§ EXERCISE REQUIREMENTS: Restate, exactly and without pictures, the lines from the start of the listing below through the line holding "y_ticks = [0, 2, 4, 6, 8, 10]".

§ PROVIDED MATERIAL:
########

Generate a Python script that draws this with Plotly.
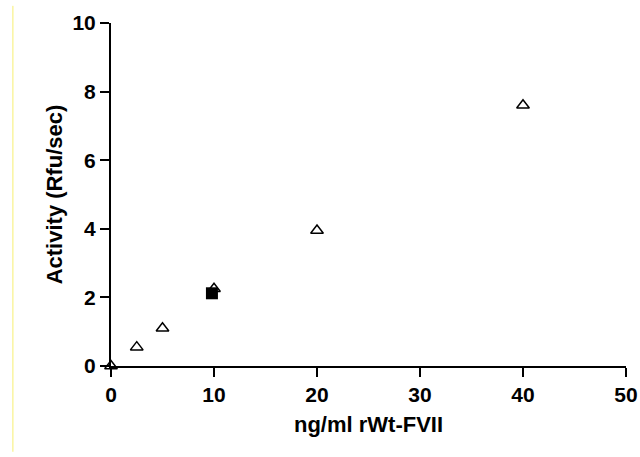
import plotly.graph_objects as go

tri_x = [0, 2.5, 5, 10, 20, 40]
tri_y = [0, 0.55, 1.1, 2.25, 3.95, 7.6]
sq_x = [9.8]
sq_y = [2.12]

x_ticks = [0, 10, 20, 30, 40, 50]
y_ticks = [0, 2, 4, 6, 8, 10]

fig = go.Figure()
fig.add_trace(go.Scatter(x=tri_x, y=tri_y, mode="markers", cliponaxis=False,
                         marker=dict(symbol="triangle-up-open", size=11, color="black",
                                     line=dict(width=1.5, color="black")),
                         showlegend=False))
fig.add_trace(go.Scatter(x=sq_x, y=sq_y, mode="markers", cliponaxis=False,
                         marker=dict(symbol="square", size=12, color="black"),
                         showlegend=False))

fig.add_shape(type="line", xref="paper", yref="paper", x0=-0.1905, x1=-0.1905, y0=-0.25, y1=1.05,
              line=dict(color="#f7ef70", width=1))

font = dict(family="Liberation Sans, Arial, sans-serif", color="black")
fig.update_layout(
    width=640, height=457,
    margin=dict(l=111, r=14, t=23, b=91),
    paper_bgcolor="white", plot_bgcolor="white",
    font=font,
    xaxis=dict(range=[0, 50], tickvals=x_ticks, ticktext=[f"<b>{v}</b>" for v in x_ticks],
               showline=True, linecolor="black", linewidth=2, ticks="outside", automargin=False,
               ticklen=9, tickwidth=2, tickcolor="black", showgrid=False, zeroline=False,
               tickfont=dict(size=21, **font),
               title=dict(text="<b>ng/ml rWt-FVII</b>", font=dict(size=22, **font), standoff=11)),
    yaxis=dict(range=[0, 10], tickvals=y_ticks, ticktext=[f"<b>{v}</b>" for v in y_ticks],
               showline=True, linecolor="black", linewidth=2, ticks="outside", automargin=False,
               ticklen=9, tickwidth=2, tickcolor="black", showgrid=False, zeroline=False,
               tickfont=dict(size=21, **font),
               title=dict(text="<b>Activity (Rfu/sec)</b>", font=dict(size=22, **font), standoff=4)),
)
fig.write_html("out.html")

########

§ RESULT OF THIS TASK:
Generate a Python script that draws this with Plotly.
import plotly.graph_objects as go

tri_x = [0, 2.5, 5, 10, 20, 40]
tri_y = [0, 0.55, 1.1, 2.25, 3.95, 7.6]
sq_x = [9.8]
sq_y = [2.12]

x_ticks = [0, 10, 20, 30, 40, 50]
y_ticks = [0, 2, 4, 6, 8, 10]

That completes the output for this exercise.